Este caso começa por a PT só ter registo de facturação detalhada por cliente e não por número de telefone. Apesar de tudo, é aceitável, porque o cliente é que determinante para o fim em vista. Aqui, diz-se que o cliente era o Estado. Claro que não, porque então sairiam milhares de contas. Presumo que seja um cliente Estado muito excepcional, o que contrata e paga os números confidenciais das altas figuras. Merecia cuidado muito especial.

Um funcionário ou técnico da PT passa os dados para um ficheiro Excel. Incrivelmente, em vez de apagar os dados não solicitados ("select rows > delete rows", nada mais simples), limita-se a aplicar um filtro. O magistrado do MP lê-os no ecrã e não consegue ver que há ali um filtro. Não tem toda a culpa. Nada na sua formação de direito o habilitou para esta competência transversal hoje tão básica que é o domínio geral das tecnologias da informação. E ainda há quem considere como bizarria o paradigma de Bolonha!

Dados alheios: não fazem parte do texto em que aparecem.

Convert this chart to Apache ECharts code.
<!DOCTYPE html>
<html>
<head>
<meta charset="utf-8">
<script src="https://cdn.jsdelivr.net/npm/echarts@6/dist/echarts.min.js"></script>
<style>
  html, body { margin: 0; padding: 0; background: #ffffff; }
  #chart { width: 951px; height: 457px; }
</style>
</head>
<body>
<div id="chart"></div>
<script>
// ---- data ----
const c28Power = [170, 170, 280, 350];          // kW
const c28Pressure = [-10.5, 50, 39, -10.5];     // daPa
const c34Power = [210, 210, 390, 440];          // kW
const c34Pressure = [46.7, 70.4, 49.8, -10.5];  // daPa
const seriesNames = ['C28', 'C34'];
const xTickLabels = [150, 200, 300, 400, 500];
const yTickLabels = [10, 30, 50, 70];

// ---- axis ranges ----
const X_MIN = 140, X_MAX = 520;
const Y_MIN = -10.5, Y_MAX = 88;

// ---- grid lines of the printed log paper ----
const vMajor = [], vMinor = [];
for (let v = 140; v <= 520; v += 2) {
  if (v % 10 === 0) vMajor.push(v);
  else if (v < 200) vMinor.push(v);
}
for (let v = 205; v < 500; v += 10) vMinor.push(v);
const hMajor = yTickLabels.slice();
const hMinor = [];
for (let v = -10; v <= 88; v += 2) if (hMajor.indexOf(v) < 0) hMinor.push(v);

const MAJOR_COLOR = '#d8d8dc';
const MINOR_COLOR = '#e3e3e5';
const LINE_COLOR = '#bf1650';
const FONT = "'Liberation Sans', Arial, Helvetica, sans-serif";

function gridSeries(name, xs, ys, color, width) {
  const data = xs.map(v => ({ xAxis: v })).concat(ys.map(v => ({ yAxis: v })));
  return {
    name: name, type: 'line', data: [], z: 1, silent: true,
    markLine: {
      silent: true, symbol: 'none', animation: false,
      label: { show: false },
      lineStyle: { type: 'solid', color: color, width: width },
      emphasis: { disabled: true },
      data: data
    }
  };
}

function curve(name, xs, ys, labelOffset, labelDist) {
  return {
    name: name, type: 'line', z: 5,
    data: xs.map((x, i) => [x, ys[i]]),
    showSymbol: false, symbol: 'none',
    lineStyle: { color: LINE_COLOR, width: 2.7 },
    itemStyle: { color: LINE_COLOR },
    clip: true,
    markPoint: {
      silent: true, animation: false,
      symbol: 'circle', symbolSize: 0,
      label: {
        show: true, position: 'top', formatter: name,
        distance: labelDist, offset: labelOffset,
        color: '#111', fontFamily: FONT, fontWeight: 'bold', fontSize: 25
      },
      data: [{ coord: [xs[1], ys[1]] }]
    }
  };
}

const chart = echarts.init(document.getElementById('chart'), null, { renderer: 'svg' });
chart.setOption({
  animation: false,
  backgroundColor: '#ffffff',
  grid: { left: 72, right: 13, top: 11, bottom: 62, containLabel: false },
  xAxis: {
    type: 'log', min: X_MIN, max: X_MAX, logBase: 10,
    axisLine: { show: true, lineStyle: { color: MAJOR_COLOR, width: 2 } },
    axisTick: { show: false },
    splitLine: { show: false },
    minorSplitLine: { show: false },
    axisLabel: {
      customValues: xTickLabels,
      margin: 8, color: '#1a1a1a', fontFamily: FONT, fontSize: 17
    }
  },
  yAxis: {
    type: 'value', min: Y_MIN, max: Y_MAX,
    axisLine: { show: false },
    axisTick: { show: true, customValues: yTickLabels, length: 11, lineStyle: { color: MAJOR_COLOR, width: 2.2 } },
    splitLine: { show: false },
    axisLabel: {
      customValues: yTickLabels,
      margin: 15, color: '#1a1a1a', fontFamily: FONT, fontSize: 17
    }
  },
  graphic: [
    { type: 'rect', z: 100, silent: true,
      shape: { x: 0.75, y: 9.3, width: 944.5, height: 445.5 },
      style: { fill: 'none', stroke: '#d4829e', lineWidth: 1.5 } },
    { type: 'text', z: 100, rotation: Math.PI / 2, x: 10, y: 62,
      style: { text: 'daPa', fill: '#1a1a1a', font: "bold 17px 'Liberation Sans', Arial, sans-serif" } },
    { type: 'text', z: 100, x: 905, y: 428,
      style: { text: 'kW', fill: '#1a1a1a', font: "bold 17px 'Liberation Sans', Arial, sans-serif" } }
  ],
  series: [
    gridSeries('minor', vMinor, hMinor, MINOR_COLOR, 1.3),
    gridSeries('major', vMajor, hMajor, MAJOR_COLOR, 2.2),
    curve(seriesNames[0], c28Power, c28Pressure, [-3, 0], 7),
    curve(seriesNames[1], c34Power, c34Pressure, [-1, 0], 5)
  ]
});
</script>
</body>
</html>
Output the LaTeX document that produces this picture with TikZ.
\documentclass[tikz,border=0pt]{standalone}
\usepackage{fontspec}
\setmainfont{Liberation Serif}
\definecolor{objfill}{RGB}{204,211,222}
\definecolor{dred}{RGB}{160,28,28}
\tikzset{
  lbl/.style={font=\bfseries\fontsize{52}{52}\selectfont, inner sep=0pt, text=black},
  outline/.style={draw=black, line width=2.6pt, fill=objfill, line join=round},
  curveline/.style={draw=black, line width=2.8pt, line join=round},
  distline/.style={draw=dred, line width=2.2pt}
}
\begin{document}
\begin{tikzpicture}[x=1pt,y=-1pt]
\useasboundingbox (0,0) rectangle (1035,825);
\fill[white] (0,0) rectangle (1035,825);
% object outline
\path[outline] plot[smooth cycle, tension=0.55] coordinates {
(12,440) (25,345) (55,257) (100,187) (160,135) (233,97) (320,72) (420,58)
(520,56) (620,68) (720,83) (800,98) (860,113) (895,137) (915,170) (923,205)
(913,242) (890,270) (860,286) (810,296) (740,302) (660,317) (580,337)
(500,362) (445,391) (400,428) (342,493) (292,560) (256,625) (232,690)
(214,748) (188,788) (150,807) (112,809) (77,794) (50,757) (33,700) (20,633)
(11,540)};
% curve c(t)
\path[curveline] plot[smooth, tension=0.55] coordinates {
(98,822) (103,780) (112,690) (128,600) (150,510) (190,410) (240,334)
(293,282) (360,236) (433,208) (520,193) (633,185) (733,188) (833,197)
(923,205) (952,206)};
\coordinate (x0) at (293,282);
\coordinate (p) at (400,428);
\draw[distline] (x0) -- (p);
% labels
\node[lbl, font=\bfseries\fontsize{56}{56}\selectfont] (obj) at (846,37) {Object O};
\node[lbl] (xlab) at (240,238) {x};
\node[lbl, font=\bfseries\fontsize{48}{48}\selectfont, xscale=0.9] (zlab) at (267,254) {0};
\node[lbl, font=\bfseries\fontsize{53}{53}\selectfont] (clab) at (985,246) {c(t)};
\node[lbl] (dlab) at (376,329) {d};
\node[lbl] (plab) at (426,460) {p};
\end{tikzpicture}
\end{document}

PS - A propósito de responsabilização, uma história pessoal ilustrativa. O IHMT, de que fui director, tinha uma actividade clínica importante. Numa inspecção, fui censurado por ter feito para o instituto um seguro de responsabilidade civil a cobrir indemnizações por erros médicos. Era ilegal! Quase que tive que o pagar do meu bolso. Mas, mais uma vez, a incompetência. Este processo passou por várias mãos responsáveis e ninguém detectou essa ilegalidade. É perigoso ser-se dirigente.